• [Exercise objective]:
Retype only the lines below from the one with "Convert this chart" to the one with "import * as", inclusive, skipping every image.

• [Data in this exercise]:

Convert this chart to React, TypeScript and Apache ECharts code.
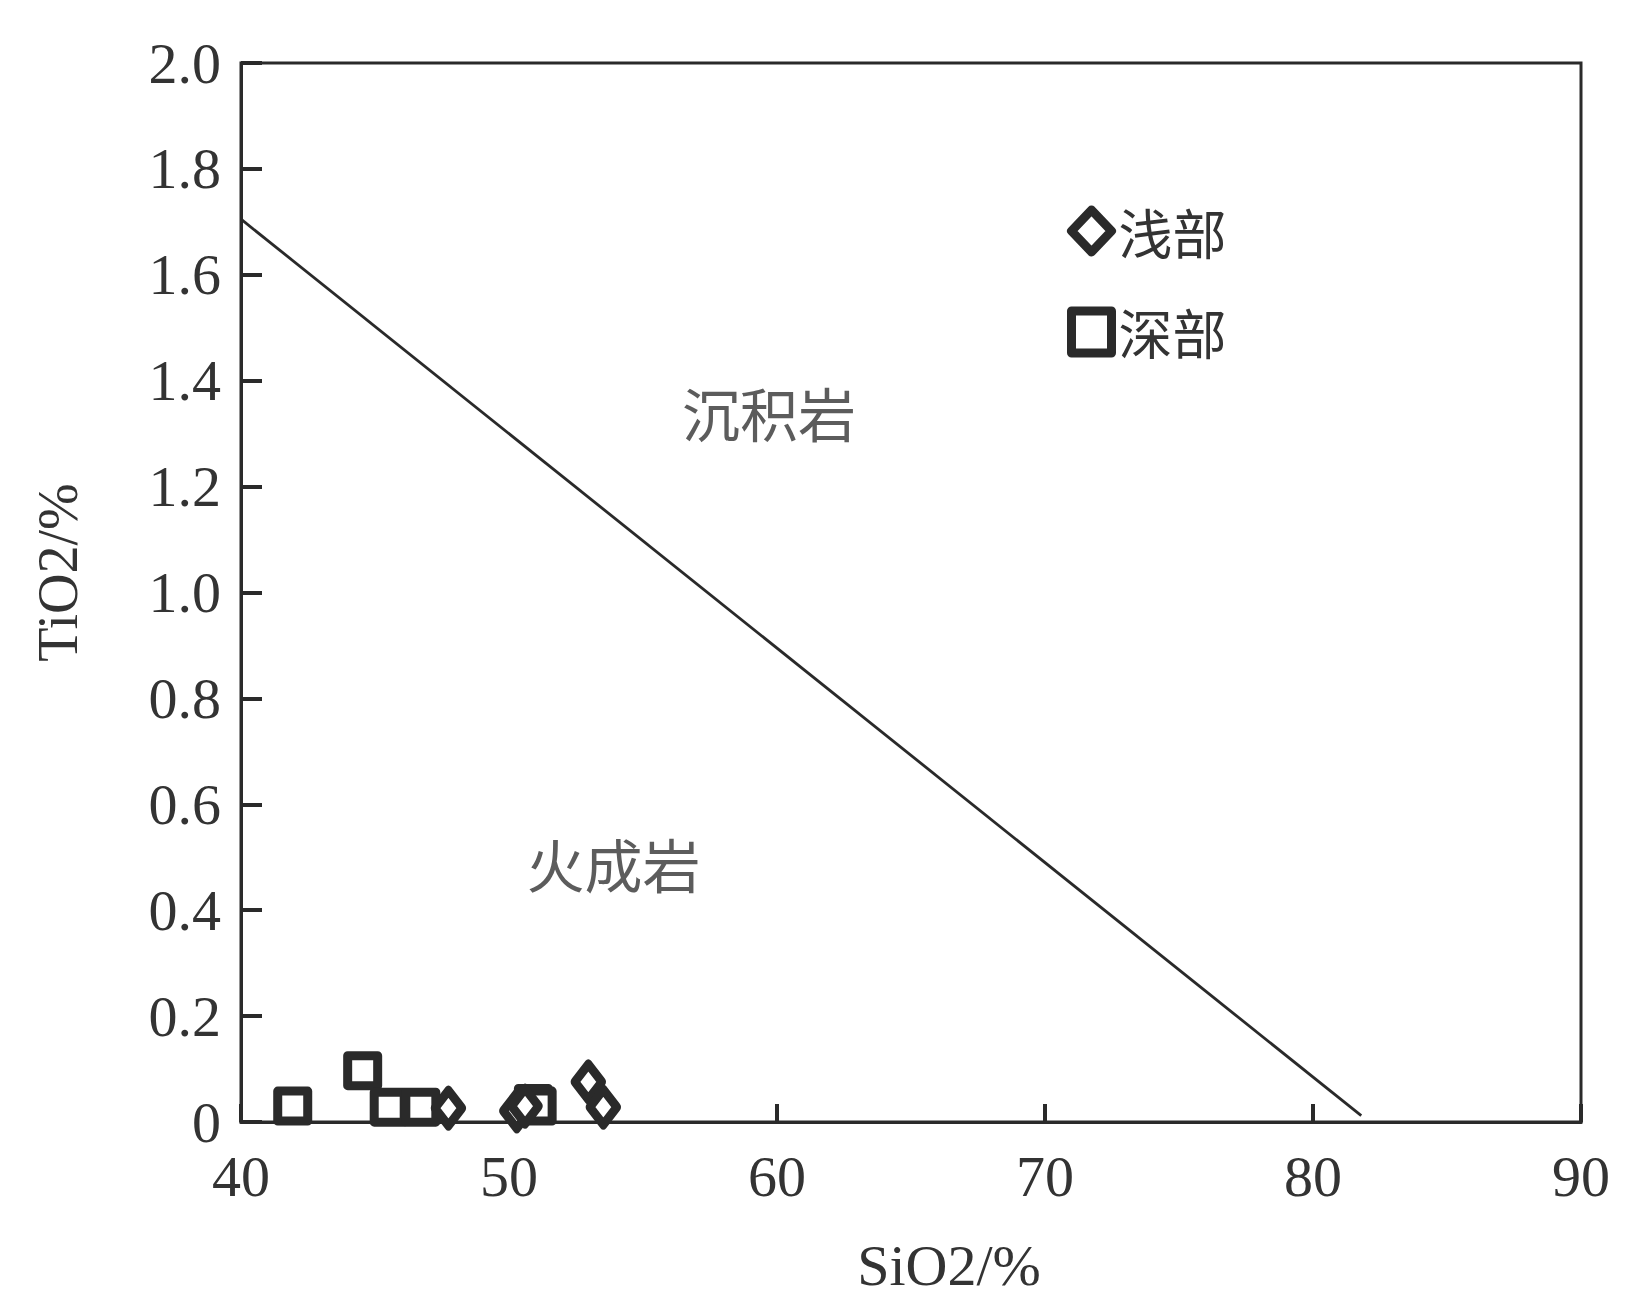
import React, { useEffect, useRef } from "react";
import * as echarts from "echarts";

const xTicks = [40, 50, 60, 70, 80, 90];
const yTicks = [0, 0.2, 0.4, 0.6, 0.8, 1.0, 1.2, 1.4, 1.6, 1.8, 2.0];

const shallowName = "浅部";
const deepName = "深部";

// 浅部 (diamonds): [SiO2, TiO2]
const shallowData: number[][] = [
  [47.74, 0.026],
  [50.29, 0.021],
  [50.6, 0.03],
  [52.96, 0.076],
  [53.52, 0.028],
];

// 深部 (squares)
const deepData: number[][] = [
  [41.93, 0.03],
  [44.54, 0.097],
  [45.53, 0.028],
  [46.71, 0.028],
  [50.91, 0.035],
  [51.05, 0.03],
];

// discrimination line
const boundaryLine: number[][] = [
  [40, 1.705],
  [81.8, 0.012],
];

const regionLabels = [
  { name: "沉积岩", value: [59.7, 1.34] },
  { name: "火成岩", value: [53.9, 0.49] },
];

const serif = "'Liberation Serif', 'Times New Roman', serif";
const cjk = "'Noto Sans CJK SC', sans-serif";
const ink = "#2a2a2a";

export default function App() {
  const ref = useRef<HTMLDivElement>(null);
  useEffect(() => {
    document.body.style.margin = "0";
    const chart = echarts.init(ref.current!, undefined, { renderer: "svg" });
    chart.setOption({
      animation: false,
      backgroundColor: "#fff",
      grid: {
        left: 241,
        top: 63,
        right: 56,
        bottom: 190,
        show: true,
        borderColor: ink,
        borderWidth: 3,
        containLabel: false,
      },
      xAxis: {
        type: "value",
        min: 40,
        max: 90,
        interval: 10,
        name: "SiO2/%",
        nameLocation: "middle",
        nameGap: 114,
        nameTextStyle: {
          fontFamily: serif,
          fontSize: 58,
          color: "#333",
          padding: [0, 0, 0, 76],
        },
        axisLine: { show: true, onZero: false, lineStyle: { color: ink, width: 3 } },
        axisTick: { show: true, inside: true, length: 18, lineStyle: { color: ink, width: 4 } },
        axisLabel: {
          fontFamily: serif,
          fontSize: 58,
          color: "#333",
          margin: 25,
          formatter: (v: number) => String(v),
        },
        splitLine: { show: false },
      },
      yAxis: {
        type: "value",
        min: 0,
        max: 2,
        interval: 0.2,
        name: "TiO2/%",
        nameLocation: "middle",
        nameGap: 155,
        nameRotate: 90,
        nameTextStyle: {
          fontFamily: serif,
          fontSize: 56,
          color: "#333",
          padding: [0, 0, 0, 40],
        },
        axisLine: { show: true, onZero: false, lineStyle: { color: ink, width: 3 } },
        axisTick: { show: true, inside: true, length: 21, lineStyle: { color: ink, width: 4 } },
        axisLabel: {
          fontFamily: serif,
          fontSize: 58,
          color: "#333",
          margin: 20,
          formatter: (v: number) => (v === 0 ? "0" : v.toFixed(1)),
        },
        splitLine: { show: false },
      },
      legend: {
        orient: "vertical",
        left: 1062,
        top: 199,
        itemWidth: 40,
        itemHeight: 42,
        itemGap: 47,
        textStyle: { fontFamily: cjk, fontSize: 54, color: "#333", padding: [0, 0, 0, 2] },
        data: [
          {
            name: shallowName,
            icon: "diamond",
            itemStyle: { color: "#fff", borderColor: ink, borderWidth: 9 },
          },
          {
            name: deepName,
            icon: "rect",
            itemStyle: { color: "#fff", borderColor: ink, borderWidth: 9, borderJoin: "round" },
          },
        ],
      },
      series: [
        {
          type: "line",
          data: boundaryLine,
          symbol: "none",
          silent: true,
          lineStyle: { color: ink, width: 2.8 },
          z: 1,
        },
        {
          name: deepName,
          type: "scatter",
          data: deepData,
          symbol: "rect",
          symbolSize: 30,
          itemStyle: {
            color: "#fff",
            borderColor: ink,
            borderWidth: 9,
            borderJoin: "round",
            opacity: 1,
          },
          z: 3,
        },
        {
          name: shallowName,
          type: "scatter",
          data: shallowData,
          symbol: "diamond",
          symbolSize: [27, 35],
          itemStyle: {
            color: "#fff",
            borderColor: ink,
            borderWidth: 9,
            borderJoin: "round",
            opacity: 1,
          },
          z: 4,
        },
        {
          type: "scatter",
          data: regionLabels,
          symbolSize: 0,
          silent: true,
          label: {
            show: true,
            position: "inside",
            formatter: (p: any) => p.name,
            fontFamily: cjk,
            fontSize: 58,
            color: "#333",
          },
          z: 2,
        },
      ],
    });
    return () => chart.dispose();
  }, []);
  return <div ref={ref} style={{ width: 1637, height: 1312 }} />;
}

---

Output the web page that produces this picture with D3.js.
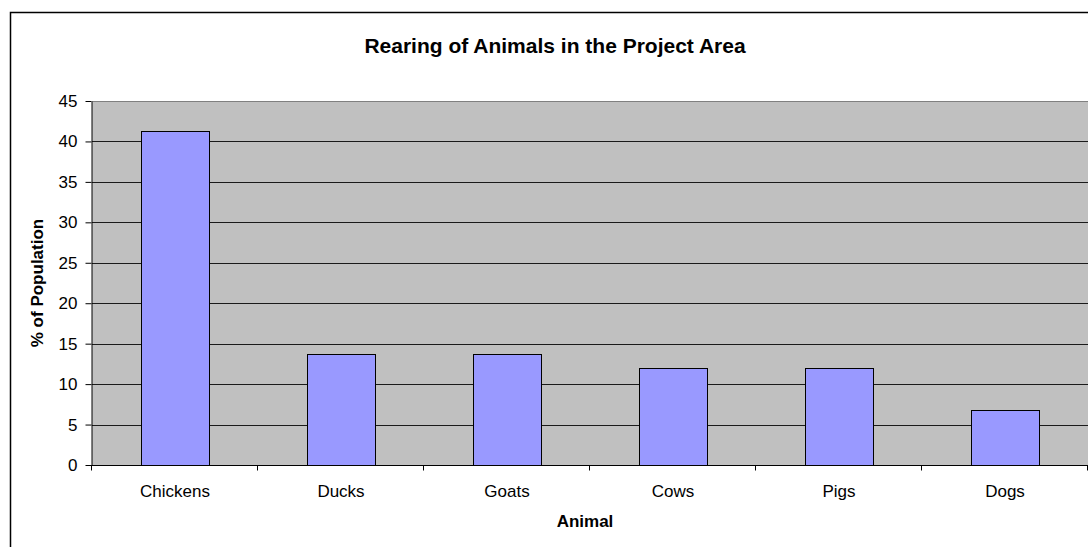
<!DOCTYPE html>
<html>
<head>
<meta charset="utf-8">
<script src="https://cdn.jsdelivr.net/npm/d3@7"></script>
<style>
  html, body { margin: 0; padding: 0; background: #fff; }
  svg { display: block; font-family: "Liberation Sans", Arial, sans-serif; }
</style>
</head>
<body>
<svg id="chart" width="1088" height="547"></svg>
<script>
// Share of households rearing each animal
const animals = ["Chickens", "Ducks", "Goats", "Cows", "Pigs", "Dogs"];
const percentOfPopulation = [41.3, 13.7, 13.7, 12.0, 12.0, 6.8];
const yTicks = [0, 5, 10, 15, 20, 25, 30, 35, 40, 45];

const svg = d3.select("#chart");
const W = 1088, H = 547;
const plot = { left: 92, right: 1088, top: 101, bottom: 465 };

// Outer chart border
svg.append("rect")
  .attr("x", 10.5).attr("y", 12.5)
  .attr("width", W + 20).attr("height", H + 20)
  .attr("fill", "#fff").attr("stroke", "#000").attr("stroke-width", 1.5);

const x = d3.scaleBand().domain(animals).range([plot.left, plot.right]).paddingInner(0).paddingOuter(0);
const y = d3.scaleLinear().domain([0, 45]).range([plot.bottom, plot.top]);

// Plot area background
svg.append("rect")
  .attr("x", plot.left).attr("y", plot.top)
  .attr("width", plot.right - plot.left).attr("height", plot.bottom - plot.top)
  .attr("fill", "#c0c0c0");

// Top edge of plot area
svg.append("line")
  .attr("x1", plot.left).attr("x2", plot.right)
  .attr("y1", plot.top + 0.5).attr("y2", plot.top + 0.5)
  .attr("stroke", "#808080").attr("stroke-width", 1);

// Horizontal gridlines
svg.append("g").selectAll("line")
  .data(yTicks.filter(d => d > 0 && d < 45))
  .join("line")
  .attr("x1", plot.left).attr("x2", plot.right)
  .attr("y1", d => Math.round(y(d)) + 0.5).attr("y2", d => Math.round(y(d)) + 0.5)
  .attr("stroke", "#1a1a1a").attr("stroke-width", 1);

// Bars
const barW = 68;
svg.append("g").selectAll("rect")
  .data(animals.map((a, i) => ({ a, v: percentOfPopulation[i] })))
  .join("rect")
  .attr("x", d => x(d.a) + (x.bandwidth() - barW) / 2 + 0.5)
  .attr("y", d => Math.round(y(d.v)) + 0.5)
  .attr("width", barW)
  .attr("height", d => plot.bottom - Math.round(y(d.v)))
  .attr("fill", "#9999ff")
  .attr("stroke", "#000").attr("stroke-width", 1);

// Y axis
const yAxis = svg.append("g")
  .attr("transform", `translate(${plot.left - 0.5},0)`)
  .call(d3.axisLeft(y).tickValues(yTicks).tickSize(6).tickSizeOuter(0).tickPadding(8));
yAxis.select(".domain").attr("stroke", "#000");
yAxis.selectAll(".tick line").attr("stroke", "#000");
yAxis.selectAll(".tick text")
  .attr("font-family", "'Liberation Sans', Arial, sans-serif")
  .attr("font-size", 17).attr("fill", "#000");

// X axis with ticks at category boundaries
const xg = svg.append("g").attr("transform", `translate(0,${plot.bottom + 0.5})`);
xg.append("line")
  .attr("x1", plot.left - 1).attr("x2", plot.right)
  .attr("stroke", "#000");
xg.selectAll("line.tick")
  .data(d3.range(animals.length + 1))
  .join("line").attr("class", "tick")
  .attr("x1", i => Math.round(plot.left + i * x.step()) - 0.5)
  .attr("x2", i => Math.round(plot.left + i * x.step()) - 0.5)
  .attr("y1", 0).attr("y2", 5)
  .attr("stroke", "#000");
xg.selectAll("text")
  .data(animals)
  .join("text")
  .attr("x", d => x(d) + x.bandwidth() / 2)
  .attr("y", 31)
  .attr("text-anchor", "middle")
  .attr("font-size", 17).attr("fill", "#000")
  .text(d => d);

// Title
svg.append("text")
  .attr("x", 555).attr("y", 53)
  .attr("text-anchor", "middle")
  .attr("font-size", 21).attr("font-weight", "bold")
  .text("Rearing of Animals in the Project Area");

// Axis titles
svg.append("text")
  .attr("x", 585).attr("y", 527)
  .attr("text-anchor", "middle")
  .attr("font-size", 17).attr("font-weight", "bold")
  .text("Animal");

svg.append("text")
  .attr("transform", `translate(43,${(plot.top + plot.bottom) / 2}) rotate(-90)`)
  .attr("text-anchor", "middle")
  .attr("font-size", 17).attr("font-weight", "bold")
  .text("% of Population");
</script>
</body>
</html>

==

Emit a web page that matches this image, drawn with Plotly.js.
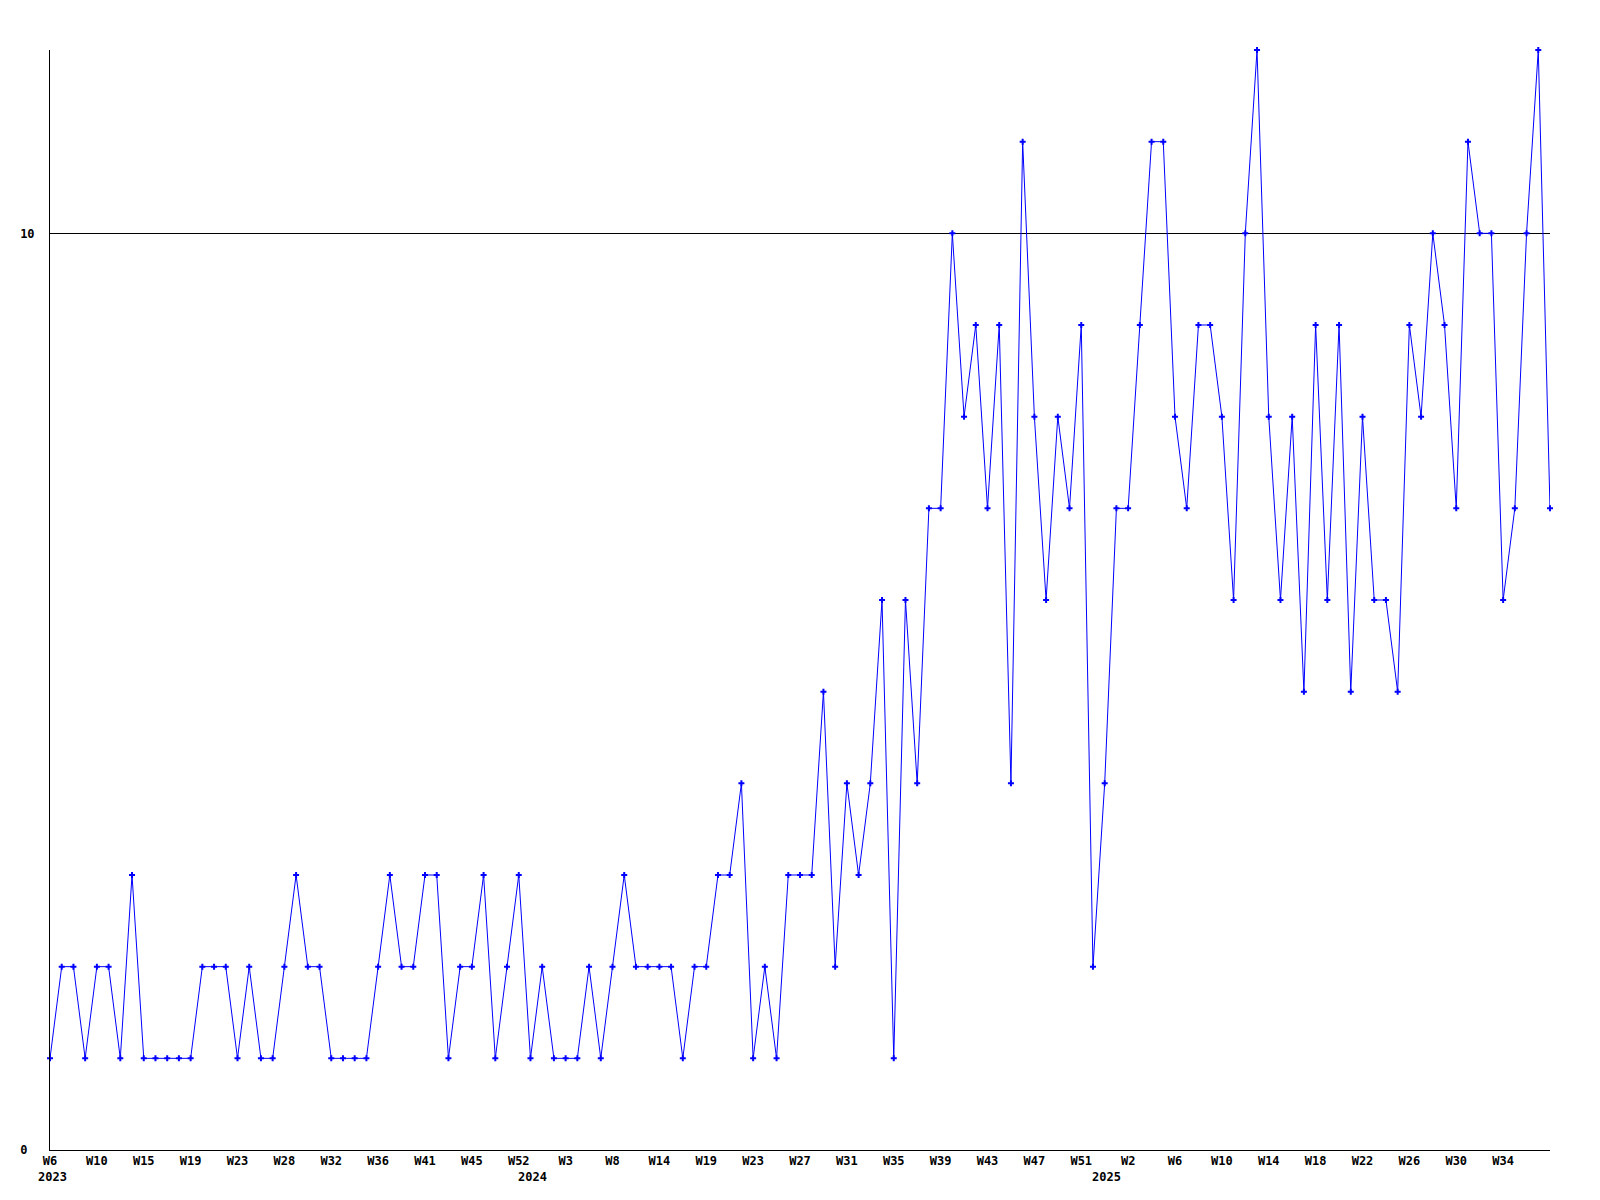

• [Solution]:
Convert this chart to React, TypeScript and Apache ECharts code.
import React, { useEffect, useRef } from "react";
import * as echarts from "echarts";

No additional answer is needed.